◆ Short exercise ◆
Reproduce nothing but the lines from the start of the material through the line that includes "plt.rcParams['font.family'] = ['Roboto', 'DejaVu", both ends included, and omit every picture.

--- Start of Recorded information ---

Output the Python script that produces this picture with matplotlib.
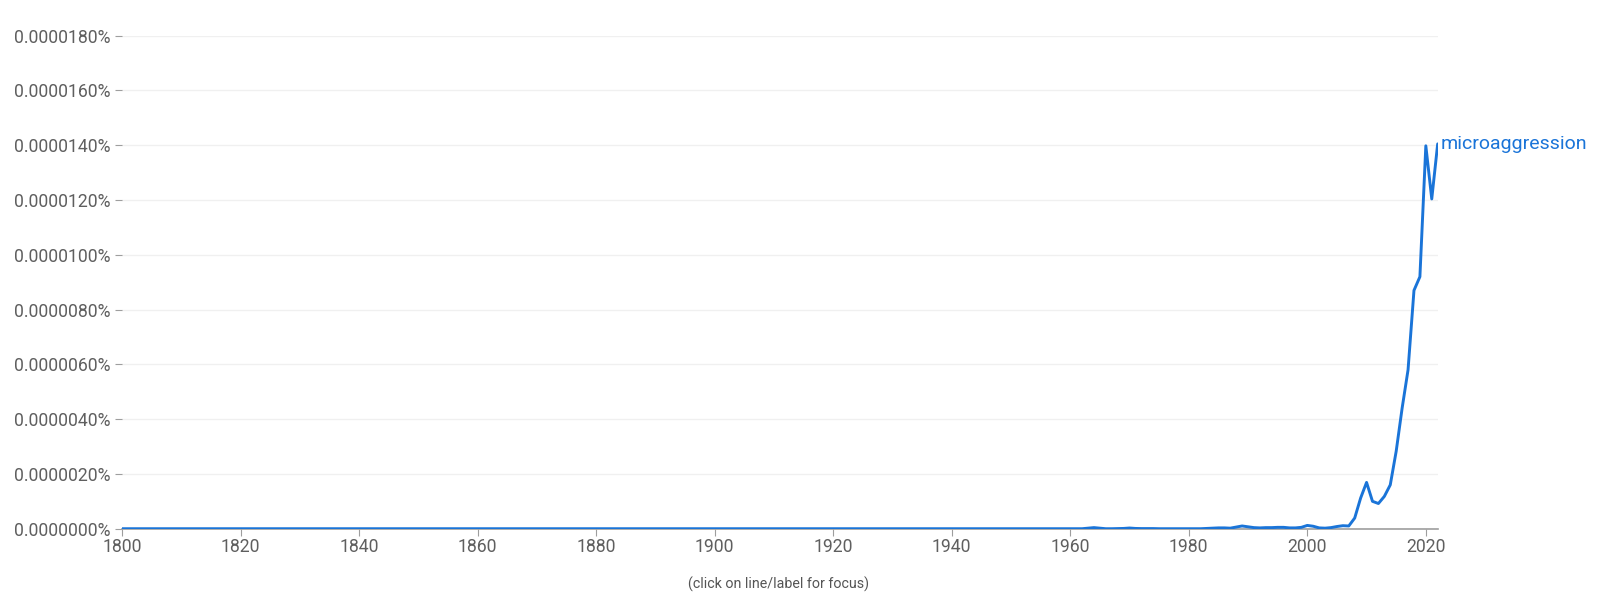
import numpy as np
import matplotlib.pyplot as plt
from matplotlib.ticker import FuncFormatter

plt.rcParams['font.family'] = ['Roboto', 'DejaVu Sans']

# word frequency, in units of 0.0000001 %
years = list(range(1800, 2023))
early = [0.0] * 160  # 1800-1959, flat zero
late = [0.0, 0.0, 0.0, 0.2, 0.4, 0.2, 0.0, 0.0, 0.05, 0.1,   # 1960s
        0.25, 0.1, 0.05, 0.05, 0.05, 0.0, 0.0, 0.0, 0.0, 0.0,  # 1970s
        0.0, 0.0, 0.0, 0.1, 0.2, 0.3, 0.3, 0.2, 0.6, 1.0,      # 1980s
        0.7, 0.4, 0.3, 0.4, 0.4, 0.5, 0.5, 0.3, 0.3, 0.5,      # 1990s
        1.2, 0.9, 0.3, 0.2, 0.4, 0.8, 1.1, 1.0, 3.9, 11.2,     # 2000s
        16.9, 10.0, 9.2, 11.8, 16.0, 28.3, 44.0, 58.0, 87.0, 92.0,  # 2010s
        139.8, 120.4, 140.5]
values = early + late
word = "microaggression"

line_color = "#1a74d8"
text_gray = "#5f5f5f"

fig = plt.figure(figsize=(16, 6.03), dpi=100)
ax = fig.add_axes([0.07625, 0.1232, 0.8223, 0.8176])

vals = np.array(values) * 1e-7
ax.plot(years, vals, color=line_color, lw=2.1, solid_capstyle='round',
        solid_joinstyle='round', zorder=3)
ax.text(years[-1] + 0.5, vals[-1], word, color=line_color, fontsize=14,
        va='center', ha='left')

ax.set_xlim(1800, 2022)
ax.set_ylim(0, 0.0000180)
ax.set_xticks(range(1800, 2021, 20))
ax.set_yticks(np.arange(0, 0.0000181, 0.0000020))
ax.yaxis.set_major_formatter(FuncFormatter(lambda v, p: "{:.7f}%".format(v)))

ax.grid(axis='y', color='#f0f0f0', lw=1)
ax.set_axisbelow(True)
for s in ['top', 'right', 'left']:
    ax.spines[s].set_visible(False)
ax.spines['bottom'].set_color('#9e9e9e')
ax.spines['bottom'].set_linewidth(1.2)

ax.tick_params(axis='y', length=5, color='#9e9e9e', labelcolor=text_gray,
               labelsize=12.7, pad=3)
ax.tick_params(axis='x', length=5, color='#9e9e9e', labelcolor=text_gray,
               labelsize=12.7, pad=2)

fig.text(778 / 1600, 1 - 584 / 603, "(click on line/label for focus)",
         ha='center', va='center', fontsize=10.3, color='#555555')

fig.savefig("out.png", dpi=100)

--- End of Recorded information ---

◆ Problem solution ◆
Output the Python script that produces this picture with matplotlib.
import numpy as np
import matplotlib.pyplot as plt
from matplotlib.ticker import FuncFormatter

plt.rcParams['font.family'] = ['Roboto', 'DejaVu Sans']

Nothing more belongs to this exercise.